Ginzler remembers finding her previously dapper dad wearing wrinkled,
stained clothes. She feared senility; it turned out that he could no
longer navigate the stairs to the basement washing machine. "He needed
a cleaning service, not a doctor," she recalled.
Set contact rules for family members and friends. Answering their
well-intentioned questions about a parent's health can wipe out your
spare time. Refuse to take phone calls on Sundays and set up a "phone
tree" on other days - so that every person you speak with is
responsible for passing along information to several others. You can
also send regular e-mail updates.
Trust but verify. If your parent is in a hospital or nursing home, or
if you have hired a home care aide, "be a frequent and unpredictable
visitor," Ms. Ginzler said.
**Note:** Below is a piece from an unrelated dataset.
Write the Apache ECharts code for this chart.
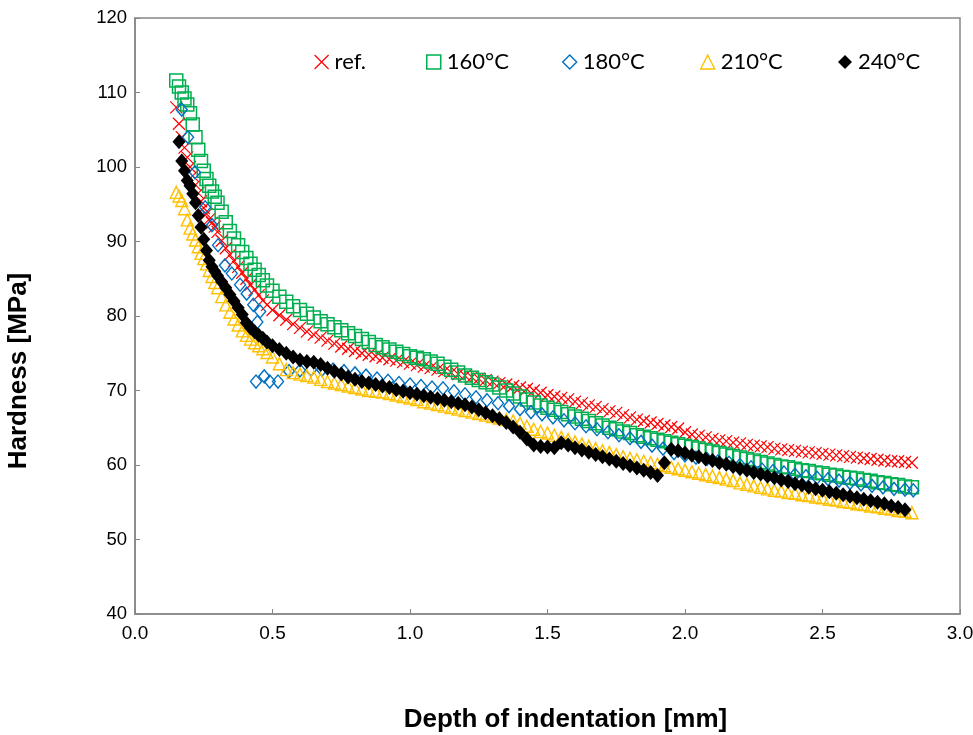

If you do not like what you see, talk to
the attendant, then to the supervisor, then to the hospital or home
administrator. If that does not work, file a complaint with the state
department of health, which often runs the agency that licenses
nursing homes. Or call (800) 677-1116 - the federal hot line for aging
services - to find out how to contact your local long-term-care
ombudsman. (Memorize that number: it can direct you to all kinds of
area services for the aging.)
Apply the lessons you learn to your own inevitable death. Do not just
tell others if you do not want to be kept alive artificially; execute
a living will, and show it to people other than the person you've
designated as your health care proxy. "A spouse or child could too
easily say, I know she said 'no heroic measures,' but she's my mom, or
my wife, I can't pull the plug," Ms. Ginzler said. And recall the
seemingly trivial things that drove you crazy after your parents died.
When Ms. Ginzler saw how much time it took to liquidate her parents'
home, she began throwing out a lot of her own superfluous items. "I
kept thinking, 'I don't want my kids to go through this,' " she said.